Health experts: Melatonin overdoses in kids on the rise

A new study by the Centers for Disease Control and Prevention found the number of children overdosing on the sleep aid melatonin has increased by 530% over the last decade, in some cases leading to death.
The CDC says last year, poison control centers reported getting more than 52,000 calls about children taking too much melatonin.
"The rate of rise went up during COVID -- more kids at home, more stress -- and that leading to more sleep disturbances," said Dr. John Brancato with Connecticut Children's Hospital in Hartford.

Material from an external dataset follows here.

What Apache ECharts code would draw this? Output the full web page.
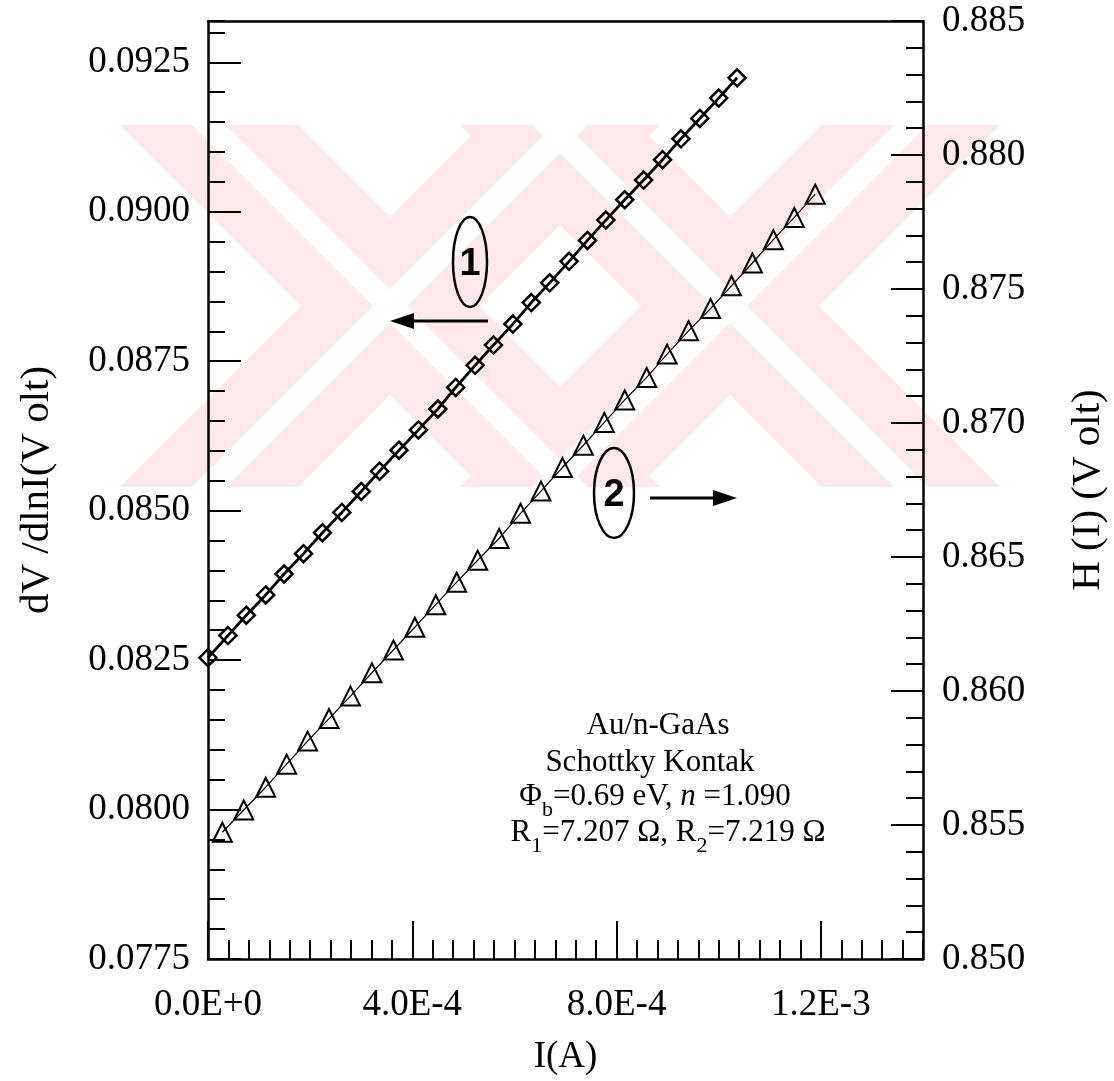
<!DOCTYPE html>
<html>
<head>
<meta charset="utf-8">
<script src="https://cdn.jsdelivr.net/npm/echarts@6/dist/echarts.min.js"></script>
<style>
  html, body { margin: 0; padding: 0; background: #fff; }
  #chart { width: 1114px; height: 1081px; }
</style>
</head>
<body>
<div id="chart"></div>
<script>
// curve 1: dV/dlnI (left axis), diamonds
var current1 = [0, 3.9e-5, 7.5e-5, 1.13e-4, 1.49e-4, 1.87e-4, 2.24e-4, 2.62e-4, 3.0e-4, 3.36e-4,
  3.74e-4, 4.12e-4, 4.5e-4, 4.85e-4, 5.23e-4, 5.59e-4, 5.97e-4, 6.33e-4, 6.69e-4, 7.07e-4,
  7.43e-4, 7.79e-4, 8.16e-4, 8.53e-4, 8.9e-4, 9.26e-4, 9.63e-4, 1.0e-3, 1.036e-3];
var dvdlni = [0.08254, 0.08291, 0.08325, 0.08359, 0.08394, 0.08428, 0.08463, 0.08497, 0.08532, 0.08566,
  0.08601, 0.08635, 0.08670, 0.08706, 0.08743, 0.08777, 0.08812, 0.08848, 0.08881, 0.08917,
  0.08952, 0.08986, 0.09020, 0.09053, 0.09087, 0.09122, 0.09156, 0.09190, 0.09224];

// curve 2: H(I) (right axis), triangles
var current2 = [2.8e-5, 7.0e-5, 1.13e-4, 1.54e-4, 1.95e-4, 2.37e-4, 2.79e-4, 3.21e-4, 3.63e-4, 4.05e-4,
  4.46e-4, 4.87e-4, 5.28e-4, 5.70e-4, 6.12e-4, 6.52e-4, 6.94e-4, 7.35e-4, 7.76e-4, 8.16e-4,
  8.59e-4, 8.99e-4, 9.41e-4, 9.84e-4, 1.025e-3, 1.066e-3, 1.107e-3, 1.148e-3, 1.189e-3];
var hValues = [0.85473, 0.85556, 0.85641, 0.85727, 0.85813, 0.85897, 0.85981, 0.86068, 0.86153, 0.86238,
  0.86322, 0.86406, 0.86488, 0.86569, 0.86663, 0.86746, 0.86834, 0.86917, 0.87002, 0.87086,
  0.87170, 0.87257, 0.87344, 0.87427, 0.87512, 0.87597, 0.87684, 0.87767, 0.87854];

// axis ranges
var xRange = [0, 1.4e-3];
var leftRange = [0.0775, 0.09319];
var rightRange = [0.850, 0.885];

var FONT = '"Liberation Serif", "DejaVu Serif", serif';
var PINK = '#fde9ed';

var myChart = echarts.init(document.getElementById('chart'));

function zip(xs, ys) {
  return xs.map(function (x, i) { return [x, ys[i]]; });
}

// watermark: two double-stroked X shapes clipped to a horizontal band
function bandPoly(cx, dir, half, y0, y1, cy) {
  var a = cx + dir * (y0 - cy), b = cx + dir * (y1 - cy);
  return [[a - half, y0], [a + half, y0], [b + half, y1], [b - half, y1]];
}
var wmCenters = [390, 730];
var wm = [];
wmCenters.forEach(function (cx) {
  [1, -1].forEach(function (dir) {
    wm.push({ type: 'polygon', z: -10, silent: true,
      shape: { points: bandPoly(cx, dir, 89, 125, 487, 306) }, style: { fill: PINK } });
  });
});
wmCenters.forEach(function (cx) {
  [1, -1].forEach(function (dir) {
    wm.push({ type: 'polygon', z: -9, silent: true,
      shape: { points: bandPoly(cx, dir, 17, 125, 487, 306) }, style: { fill: '#fff' } });
  });
});

var txt = { fontFamily: FONT, fontSize: 31, fill: '#000' };
function label(x, y, text, rich) {
  return { type: 'text', x: x, y: y, z: 50,
    style: Object.assign({}, txt, { text: text, align: 'center', verticalAlign: 'middle', rich: rich }) };
}
// normal glyphs hang from the top of the line, subscripts sit at its bottom
var richSub = {
  n: { fontFamily: FONT, fontSize: 31, lineHeight: 32, verticalAlign: 'top' },
  i: { fontFamily: FONT, fontSize: 31, lineHeight: 32, fontStyle: 'italic', verticalAlign: 'top' },
  s: { fontFamily: FONT, fontSize: 22, lineHeight: 40, verticalAlign: 'bottom' }
};

var graphics = wm.concat([
  label(658, 726, 'Au/n-GaAs'),
  label(650, 763, 'Schottky Kontak'),
  label(655, 801, '{n|Φ}{s|b}{n|=0.69 eV, }{i|n}{n| =1.090}', richSub),
  label(668, 837, '{n|R}{s|1}{n|=7.207 Ω, R}{s|2}{n|=7.219 Ω}', richSub),
  // curve markers
  { type: 'ellipse', z: 50, shape: { cx: 470, cy: 262, rx: 17, ry: 45 }, style: { fill: 'none', stroke: '#000', lineWidth: 2.5 } },
  { type: 'text', z: 51, x: 470, y: 265, style: { text: '1', font: 'bold 38px "Liberation Sans", Arial, sans-serif', fill: '#000', align: 'center', verticalAlign: 'middle' } },
  { type: 'line', z: 50, shape: { x1: 488, y1: 321, x2: 412, y2: 321 }, style: { stroke: '#000', lineWidth: 3 } },
  { type: 'polygon', z: 50, shape: { points: [[390, 321], [414, 313], [414, 329]] }, style: { fill: '#000' } },
  { type: 'ellipse', z: 50, shape: { cx: 614, cy: 493, rx: 20, ry: 45 }, style: { fill: 'none', stroke: '#000', lineWidth: 2.5 } },
  { type: 'text', z: 51, x: 614, y: 496, style: { text: '2', font: 'bold 38px "Liberation Sans", Arial, sans-serif', fill: '#000', align: 'center', verticalAlign: 'middle' } },
  { type: 'line', z: 50, shape: { x1: 650, y1: 498, x2: 715, y2: 498 }, style: { stroke: '#000', lineWidth: 3 } },
  { type: 'polygon', z: 50, shape: { points: [[737, 498], [713, 490], [713, 506]] }, style: { fill: '#000' } }
]);

var axisFont = { fontFamily: FONT, fontSize: 37, color: '#000' };
var nameFont = { fontFamily: FONT, fontSize: 41, color: '#000' };
var noZeroLine = { onZero: false, lineStyle: { color: '#000', width: 2.5 } };

var option = {
  backgroundColor: '#fff',
  animation: false,
  grid: { left: 208, right: 191, top: 21, bottom: 122, containLabel: false, outerBoundsMode: 'none' },
  graphic: graphics,
  xAxis: [{
    type: 'value', position: 'bottom', min: xRange[0], max: xRange[1], interval: 4e-4,
    name: 'I(A)', nameLocation: 'middle', nameGap: 80,
    nameTextStyle: axisFont,
    axisLine: noZeroLine,
    axisTick: { inside: true, length: 38, lineStyle: { color: '#000', width: 2 } },
    splitLine: { show: false },
    axisLabel: Object.assign({ margin: 28, showMaxLabel: false,
      formatter: function (v) { return v.toExponential(1).toUpperCase(); } }, axisFont)
  }, {
    type: 'value', position: 'bottom', min: xRange[0], max: xRange[1], interval: 4e-5,
    axisLine: { show: false, onZero: false },
    axisTick: { inside: true, length: 19, lineStyle: { color: '#000', width: 2 } },
    axisLabel: { show: false }, splitLine: { show: false }
  }, {
    type: 'value', position: 'top', min: xRange[0], max: xRange[1],
    axisLine: noZeroLine,
    axisTick: { show: false }, axisLabel: { show: false }, splitLine: { show: false }
  }],
  yAxis: [{
    type: 'value', position: 'left', min: leftRange[0], max: leftRange[1], interval: 0.0025,
    name: 'dV /dlnI(V olt)', nameLocation: 'middle', nameGap: 150, nameRotate: 90,
    nameTextStyle: nameFont,
    axisLine: noZeroLine,
    axisTick: { inside: true, length: 33, lineStyle: { color: '#000', width: 2 } },
    splitLine: { show: false },
    axisLabel: Object.assign({ margin: 18, showMaxLabel: false,
      formatter: function (v) { return v.toFixed(4); } }, axisFont)
  }, {
    type: 'value', position: 'right', min: rightRange[0], max: rightRange[1], interval: 0.005,
    name: 'H (I) (V olt)', nameLocation: 'middle', nameGap: 145, nameRotate: 90,
    nameTextStyle: nameFont,
    axisLine: noZeroLine,
    axisTick: { inside: true, length: 32, lineStyle: { color: '#000', width: 2 } },
    minorTick: { show: true, splitNumber: 5, length: 17, lineStyle: { color: '#000', width: 2 } },
    splitLine: { show: false },
    axisLabel: Object.assign({ margin: 19, formatter: function (v) { return v.toFixed(3); } }, axisFont)
  }, {
    type: 'value', position: 'left', min: leftRange[0], max: leftRange[1], interval: 0.0005,
    axisLine: { show: false, onZero: false },
    axisTick: { inside: true, length: 17, lineStyle: { color: '#000', width: 2 } },
    axisLabel: { show: false }, splitLine: { show: false }
  }],
  series: [{
    name: 'dV/dlnI', type: 'line', xAxisIndex: 0, yAxisIndex: 0,
    data: zip(current1, dvdlni),
    symbol: 'diamond', symbolSize: 17,
    lineStyle: { color: '#000', width: 2.8 },
    itemStyle: { color: 'rgba(255,255,255,0)', borderColor: '#000', borderWidth: 2.5 },
    z: 5
  }, {
    name: 'H(I)', type: 'line', xAxisIndex: 0, yAxisIndex: 1,
    data: zip(current2, hValues),
    symbol: 'triangle', symbolSize: 19,
    lineStyle: { color: '#000', width: 1.2 },
    itemStyle: { color: 'rgba(0,0,0,0)', borderColor: '#000', borderWidth: 2 },
    z: 5
  }]
};

myChart.setOption(option);
</script>
</body>
</html>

Brancato says he's seen a small increase in melatonin overdoses, but no deaths. He says even though two kids out of the 260,000 in the CDC study died, it is unknown if it was from the over-the-counter sleep aid.
"Melatonin is being used more because it is a very safe medication and it's not habit forming and kids fall asleep," said Brancato.
Brancato says parents need to make sure bottles of melatonin are secure and out of the reach of children.
"Even though its considered a dietary supplement, parents still need to be mindful that it can be misused and there can be accidental overdoses and they need to treat dietary supplements the way they would treat any other medication," said Brancato.
Brancato says being consistent with your sleep pattern and getting good exercise will help you get a better night's sleep.